Finished the Polaroid book. It’s good right up to the end - and it’s a bittersweet tale you can see coming a mile away, in retrospect. If you know what I mean. Because I was never a Polaroid guy - we were Kodak Yellow to the end, from my Grandmother’s Brownie to my Dad’s big chunky 35mm to my own two Instamatics - I never understood the art that was possible with the medium. For example:


 

That’s a Polaroid. The photographer physically manipulated the chemicals while they were drying. (Or Gabriel did it; neither remembers. The artist was Storm Thorgerson, of the great album-art group Hipgnosis.) This:

 


That’s a Polaroid, or rather lots of them.

 

They really were Apple, in a way - tons of money, R&D facilities, a charismatic future-visionary who could inspire and motivate despite his reduced set of interpersonal skills. Like Appple, they won a huge patent case - against Kodak, for bringing out their own instant camera. (Reading about photo giant Polaroid squaring off against photo giant Kodak is a bit like reading an account of a T. Rex fighting with a stegasaurus.) Then came the big shift in technology, and neither could make the leap. If you’re selling film, the prospect of selling filmless cameras has limited appeal.

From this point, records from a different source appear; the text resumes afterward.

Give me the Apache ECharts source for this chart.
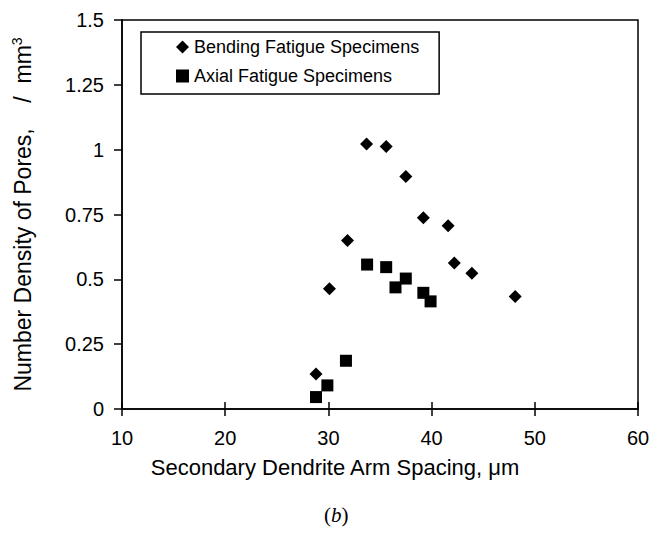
<!DOCTYPE html>
<html>
<head>
<meta charset="utf-8">
<script src="https://cdn.jsdelivr.net/npm/echarts@6/dist/echarts.min.js"></script>
<style>
  html, body { margin: 0; padding: 0; background: #fff; }
  #chart { width: 663px; height: 550px; }
</style>
</head>
<body>
<div id="chart"></div>
<script>
const xTicks = [10, 20, 30, 40, 50, 60];
const yTicks = [0, 0.25, 0.5, 0.75, 1, 1.25, 1.5];

const bendingX = [28.8, 30.1, 31.85, 33.7, 35.6, 37.5, 39.2, 41.6, 42.2, 43.9, 48.1];
const bendingY = [0.135, 0.464, 0.65, 1.022, 1.012, 0.897, 0.737, 0.707, 0.563, 0.523, 0.434];

const axialX = [28.8, 29.9, 31.7, 33.75, 35.6, 36.5, 37.5, 39.2, 39.9];
const axialY = [0.046, 0.091, 0.186, 0.557, 0.547, 0.469, 0.503, 0.448, 0.415];

const font = "'Liberation Sans', Arial, sans-serif";
const serif = "'Liberation Serif', 'Times New Roman', serif";

const chart = echarts.init(document.getElementById('chart'), null, { renderer: 'svg' });

// both x axes share the range; the second one only draws the inner half of the ticks
const xRange = {
  type: 'value',
  min: xTicks[0],
  max: xTicks[xTicks.length - 1],
  interval: xTicks[1] - xTicks[0],
  position: 'bottom',
  splitLine: { show: false }
};

const option = {
  animation: false,
  backgroundColor: '#fff',
  title: {
    text: '({i|b})',
    left: 324,
    top: 504,
    padding: 0,
    textStyle: {
      fontFamily: serif,
      fontSize: 21,
      fontWeight: 'normal',
      color: '#000',
      rich: {
        i: { fontFamily: serif, fontSize: 21, fontStyle: 'italic', color: '#000' }
      }
    }
  },
  grid: {
    left: 122,
    right: 25,
    top: 20,
    bottom: 141,
    show: true,
    borderColor: '#000',
    borderWidth: 1.5
  },
  legend: {
    orient: 'vertical',
    left: 141,
    top: 32,
    itemWidth: 13,
    itemHeight: 13,
    itemGap: 11,
    padding: [6, 20, 9, 35],
    borderColor: '#000',
    borderWidth: 1.5,
    textStyle: { fontFamily: font, fontSize: 18, color: '#000' },
    data: [
      { name: 'Bending Fatigue Specimens', icon: 'diamond' },
      { name: 'Axial Fatigue Specimens', icon: 'rect' }
    ]
  },
  xAxis: [
    {
      ...xRange,
      name: 'Secondary Dendrite Arm Spacing, μm',
      nameLocation: 'middle',
      nameGap: 47,
      nameTextStyle: { fontFamily: font, fontSize: 22, color: '#000', padding: [0, 90, 0, 0] },
      axisLine: { onZero: false, lineStyle: { color: '#000', width: 1.5 } },
      axisTick: { inside: false, length: 7, lineStyle: { color: '#000', width: 1.5 } },
      axisLabel: { fontFamily: font, fontSize: 20, color: '#000', margin: 19 }
    },
    {
      ...xRange,
      axisLine: { show: false },
      axisTick: { inside: true, length: 7, lineStyle: { color: '#000', width: 1.5 } },
      axisLabel: { show: false }
    }
  ],
  yAxis: {
    type: 'value',
    min: yTicks[0],
    max: yTicks[yTicks.length - 1],
    interval: yTicks[1] - yTicks[0],
    name: 'Number Density of Pores,    /  mm{sup|3}',
    nameLocation: 'middle',
    nameGap: 87,
    nameTextStyle: {
      fontFamily: font,
      fontSize: 23,
      color: '#000',
      rich: {
        sup: { fontFamily: font, fontSize: 14, color: '#000', verticalAlign: 'bottom', padding: [0, 0, 11, 0] }
      }
    },
    splitLine: { show: false },
    axisLine: { onZero: false, lineStyle: { color: '#000', width: 1.5 } },
    axisTick: { inside: false, length: 8, lineStyle: { color: '#000', width: 1.5 } },
    axisLabel: { fontFamily: font, fontSize: 20, color: '#000', margin: 18 }
  },
  series: [
    {
      name: 'Bending Fatigue Specimens',
      type: 'scatter',
      symbol: 'diamond',
      symbolSize: 13,
      itemStyle: { color: '#000', opacity: 1 },
      data: bendingX.map((x, i) => [x, bendingY[i]])
    },
    {
      name: 'Axial Fatigue Specimens',
      type: 'scatter',
      symbol: 'rect',
      symbolSize: 12,
      itemStyle: { color: '#000', opacity: 1 },
      data: axialX.map((x, i) => [x, axialY[i]])
    }
  ]
};

chart.setOption(option);
</script>
</body>
</html>
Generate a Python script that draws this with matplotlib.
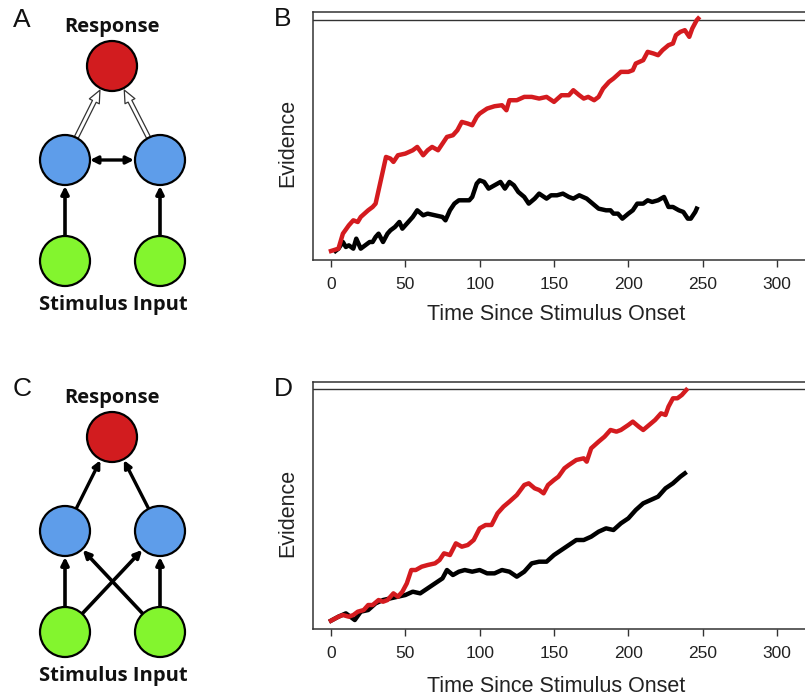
import numpy as np
import matplotlib
matplotlib.use("Agg")
import matplotlib.pyplot as plt
from matplotlib.patches import Circle, FancyArrowPatch

# ---------------- data ----------------
b_red_t = [0, 5, 8, 12, 15, 18, 20, 25, 28, 30, 32, 35, 37, 40, 42, 45, 50, 55, 58, 62, 65, 68, 72, 75, 78,
           82, 85, 88, 92, 95, 98, 100, 105, 110, 115, 118, 120, 125, 130, 135, 140, 145, 150, 155, 160,
           163, 167, 170, 173, 177, 180, 183, 187, 190, 195, 200, 203, 205, 210, 213, 217, 220, 223, 227,
           230, 232, 235, 238, 241, 243, 246, 247]
b_red_y = [752, 745, 700, 675, 660, 665, 650, 630, 620, 610, 570, 510, 470, 475, 485, 465, 460, 450, 440, 465,
           450, 440, 450, 430, 410, 405, 390, 365, 370, 375, 350, 340, 325, 318, 315, 330, 300, 300, 290,
           290, 295, 290, 305, 285, 285, 270, 285, 295, 290, 300, 290, 265, 245, 235, 215, 215, 210, 190,
           180, 155, 160, 165, 150, 135, 130, 105, 95, 90, 110, 85, 60, 55]

b_blk_t = [3, 5, 8, 10, 12, 15, 17, 20, 23, 26, 28, 30, 32, 35, 38, 40, 43, 46, 48, 51, 55, 58, 62, 65, 70,
           75, 77, 80, 83, 86, 90, 93, 95, 98, 100, 103, 106, 110, 114, 117, 120, 123, 126, 130, 133, 137,
           140, 145, 148, 152, 156, 160, 163, 167, 172, 176, 180, 185, 188, 190, 193, 196, 200, 203, 206,
           210, 213, 216, 220, 224, 227, 230, 234, 237, 240, 242, 245, 246]
b_blk_y = [752, 745, 725, 740, 735, 745, 715, 745, 735, 725, 725, 710, 700, 725, 700, 690, 680, 665, 685, 670,
           650, 630, 645, 640, 645, 650, 660, 630, 610, 600, 600, 600, 590, 550, 540, 545, 565, 555, 545,
           565, 545, 555, 575, 590, 610, 595, 580, 595, 585, 585, 580, 590, 595, 585, 595, 610, 625, 630,
           630, 640, 640, 655, 640, 630, 610, 610, 600, 605, 600, 590, 620, 620, 630, 635, 655, 655, 635, 625]

d_red_t = [0, 5, 8, 12, 15, 18, 22, 25, 28, 32, 35, 38, 42, 45, 48, 51, 54, 57, 61, 65, 70, 73, 76, 80, 84,
           88, 92, 96, 100, 104, 108, 112, 116, 120, 125, 130, 133, 137, 140, 143, 146, 150, 153, 157,
           160, 165, 170, 172, 175, 180, 184, 188, 192, 195, 200, 203, 207, 210, 214, 218, 222, 225, 227,
           230, 233, 236, 239]
d_red_y = [752, 740, 735, 740, 735, 725, 720, 705, 705, 690, 695, 690, 670, 680, 665, 640, 600, 600, 590, 585,
           580, 570, 550, 555, 520, 530, 525, 510, 475, 465, 465, 430, 410, 395, 375, 345, 340, 355, 360,
           370, 345, 330, 320, 295, 285, 270, 265, 275, 235, 215, 200, 180, 185, 180, 165, 155, 170, 180,
           165, 150, 130, 135, 110, 85, 85, 75, 60]

d_blk_t = [0, 5, 10, 13, 16, 20, 25, 30, 35, 40, 45, 50, 55, 60, 65, 70, 75, 78, 82, 86, 90, 95, 100, 105,
           110, 115, 120, 125, 130, 135, 140, 145, 150, 155, 160, 165, 170, 175, 180, 185, 190, 195, 200,
           205, 210, 215, 220, 225, 230, 235, 238]
d_blk_y = [752, 740, 730, 740, 750, 725, 720, 700, 690, 685, 680, 675, 665, 670, 655, 640, 625, 600, 615, 605,
           600, 605, 600, 610, 610, 600, 605, 620, 605, 580, 575, 575, 555, 540, 525, 510, 510, 500, 485,
           475, 480, 460, 445, 420, 400, 390, 380, 355, 340, 320, 310]

x_ticks = [0, 50, 100, 150, 200, 250, 300]
x_label = "Time Since Stimulus Onset"
y_label = "Evidence"


def to_evidence(v):
    # reading scale: 752 -> start (0), 58 -> threshold (1)
    return (752 - np.asarray(v, dtype=float)) / (752 - 58)


# ---------------- figure ----------------
W, H = 805, 699
fig = plt.figure(figsize=(W / 100, H / 100), dpi=100)
fig.patch.set_facecolor("white")

TICK_FONT = "Liberation Sans"
RED_TRACE = "#D41B1F"

k = (777 - 331) / 300.0  # px per time unit
x_left_px, x_right_px, x0_px = 313, 845, 331
xlim = ((x_left_px - x0_px) / k, (x_right_px - x0_px) / k)


def make_panel(top, bottom, start_y, thr_y, red_t, red_y, blk_t, blk_y, ylab_y, xlab_y):
    ax = fig.add_axes([x_left_px / W, 1 - bottom / H, (x_right_px - x_left_px) / W, (bottom - top) / H])
    per = start_y - thr_y
    ax.set_ylim((start_y - bottom) / per, 1 + (thr_y - top) / per)
    ax.set_xlim(*xlim)
    ax.axhline(1.0, color="#333333", lw=1.0)
    ax.plot(blk_t, to_evidence(blk_y), color="black", lw=3.2, solid_joinstyle="round")
    ax.plot(red_t, to_evidence(red_y), color=RED_TRACE, lw=3.2, solid_joinstyle="round")
    for s in ["left", "top", "bottom", "right"]:
        ax.spines[s].set_linewidth(1.1)
        ax.spines[s].set_color("#333333")
    ax.set_yticks([])
    ax.set_xticks(x_ticks)
    ax.set_xticklabels([str(t) for t in x_ticks], fontsize=12.5, family=TICK_FONT, color="#222222")
    ax.tick_params(axis="x", length=5, width=1.0, color="#333333", pad=7.5)
    fig.text(288 / W, 1 - ylab_y / H, y_label, rotation=90, ha="center", va="center",
             fontsize=15.5, family=TICK_FONT, color="#222222")
    fig.text(556 / W, 1 - xlab_y / H, x_label, ha="center", va="center",
             fontsize=15.5, family=TICK_FONT, color="#222222")
    return ax


make_panel(12, 260, 251, 19.5, b_red_t, b_red_y, b_blk_t, b_blk_y, 143, 314)
make_panel(382, 629, 620.7, 389.3, d_red_t, d_red_y, d_blk_t, d_blk_y, 513, 686)

# panel letters
for letter, (lx, ly) in {"A": (22, 20), "B": (283, 19), "C": (22, 389), "D": (283, 389)}.items():
    fig.text(lx / W, 1 - ly / H, letter, ha="center", va="center", fontsize=19,
             family=TICK_FONT, color="#111111")

# ---------------- network diagrams ----------------
axd = fig.add_axes([0, 0, 1, 1], zorder=-1)
axd.set_xlim(0, W)
axd.set_ylim(H, 0)
axd.axis("off")

RED, BLUE, GREEN = "#D21C1F", "#5E9DEA", "#83F52E"
R = 25
DFONT = "Open Sans"


def node(x, y, c):
    axd.add_patch(Circle((x, y), R, facecolor=c, edgecolor="black", lw=1.6, zorder=3))


def edge_pts(p, q, ra=R, rb=R + 1):
    p, q = np.array(p, float), np.array(q, float)
    u = (q - p) / np.linalg.norm(q - p)
    return p + u * ra, q - u * rb


def arrow(p, q, style="-|>", lw=2.6, ra=R, rb=R + 1, **kw):
    a, b = edge_pts(p, q, ra, rb)
    axd.add_patch(FancyArrowPatch(a, b, arrowstyle=style, mutation_scale=11, lw=lw,
                                  color="black", shrinkA=0, shrinkB=0, zorder=2, **kw))


def hollow(p, q, ra=R, rb=R + 2):
    a, b = edge_pts(p, q, ra, rb)
    axd.add_patch(FancyArrowPatch(a, b, arrowstyle="simple,head_length=0.9,head_width=0.8,tail_width=0.3",
                                  mutation_scale=10, lw=0.9, facecolor="white", edgecolor="#333333",
                                  shrinkA=0, shrinkB=0, zorder=2))


def diagram(y_off, crossed):
    top = (112, 66 + y_off)
    bl, br = (65, 160 + y_off), (160, 160 + y_off)
    gl, gr = (65, 261 + y_off), (160, 261 + y_off)
    for c, p in [(RED, top), (BLUE, bl), (BLUE, br), (GREEN, gl), (GREEN, gr)]:
        node(*p, c)
    fig.text(112 / W, 1 - (27 + y_off) / H, "Response", ha="center", va="center",
             fontsize=14.5, fontweight="bold", family=DFONT, color="#111111")
    fig.text(113 / W, 1 - (305 + y_off) / H, "Stimulus Input", ha="center", va="center",
             fontsize=14.5, fontweight="bold", family=DFONT, color="#111111")
    arrow(gl, bl)
    arrow(gr, br)
    if crossed:
        arrow(gl, br)
        arrow(gr, bl)
        arrow(bl, top, lw=2.4)
        arrow(br, top, lw=2.4)
    else:
        arrow(bl, br, style="<|-|>", lw=2.4)
        hollow(bl, top)
        hollow(br, top)


diagram(0, False)
diagram(371, True)

fig.savefig("out.png", dpi=100, facecolor="white")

Tom Petters, local Ponzi artist, enters the picture at the end, too, ripping the meat off the company’s thin bones. Anyway, it’s a great brisk read, more attractive than 99.8% of the books I’ve seen lately, and an utterly American story as well. Applause.

 

 

   

 

Did the afternoon walk around downtown again, 45 minutes at a brisk pace - with lights and pauses to take pictures, that’s probably 17 minutes worth of exercise. I wish I could say I always find something new to shoot, but I don’t; I think I know where everything is. Sometimes you get good light on the side of City Hall, and there’s a sprig of green at the feet of Hubert Humphrey’s statue . . .

 

. . . and some days the mysterious porn bunker is a little more forbidding than others.

 

 

It’s the annex to a shop that sells pictures to people who can’t figure out the internet. You can only imagine. I’m convinced it was a burger stand back in the twenties. Look at that projection on the left: that was a White Castle or White Tower, even though the two surviving pictures of Minneapolis White Towers look nothing like that. Or it was a rip-off: White Battlement.

Whenever I pass by the big hotels and see people outside waiting for a cab or a shuttle, I always wonder what they think of this place. Today was one of our finer days - perfect weather, brilliant sunshine, the shadows of people in the skyways above, skyscrapers glowing with autumn illumination. I always try to remember to smile and nod hello when I pass. Welcome!

That was my day. Write, walk, write. Home; go to the vet to pick up medicine for the dog to ease the back-leg discomfort. (He had another hour walk this morning. My wife - who is home for the month, since she’s between jobs [moving to the U of M for a great new position] lets him go as far as he wants. Lately he goes back to the neighborhood we lived in when we first met.) Daughter came home from school with the news that she had played King George in Humanities class. Why? They had a unit on the American Revolution, and the teacher asked which side people would have taken.

My daughter chose the loyalist side.

Really. Why? You wouldn’t choose freedom from the crown?

She explained: it was a good thing that the colonists fought for separation, but knowing herself, and knowing how she liked things to be stable and the same, she knew she would have sided with the loyalists.

I find that more heartening than bluff insistence that of course she would have chosen the winning side. Know thineself, and all that.

Took a nap before dinner. Fell asleep instantly, having gotten to bed late and gotten up early. The phone rang. I let it ring. Couldn’t go back to sleep. Looked at the clock, expecting at least 20 minutes.

Seven.

In the future our voice-controlled houses will shut up everything if you just mutter “mute” and leave it at that.

So, I’m exhausted, and this is short. Two more things.

First: a few weeks ago I gave you the sprightly chipper dom-com theme for an early 50s radio show, “The Couple Next Door.” To recap:

For some reason they swapped it out, now and then, for another. Just as lapidary, and the same happy-land tone.

Second: I’ve moved WNAX to Wednesday, since it just doesn’t feel like a Friday site. It’s hard as hell to find out anything about the people who populated the station; 1947 Yankton is one of those dead zones on the internet. (Which is why I’m doing the site at all, perhaps.) But it’s starting to yield dividends: today you’ll learn about an amazing synthesizer built in the late 30s, capable of startlingly modern sounds.

   
 

 

Enjoy; see you all in the usual places.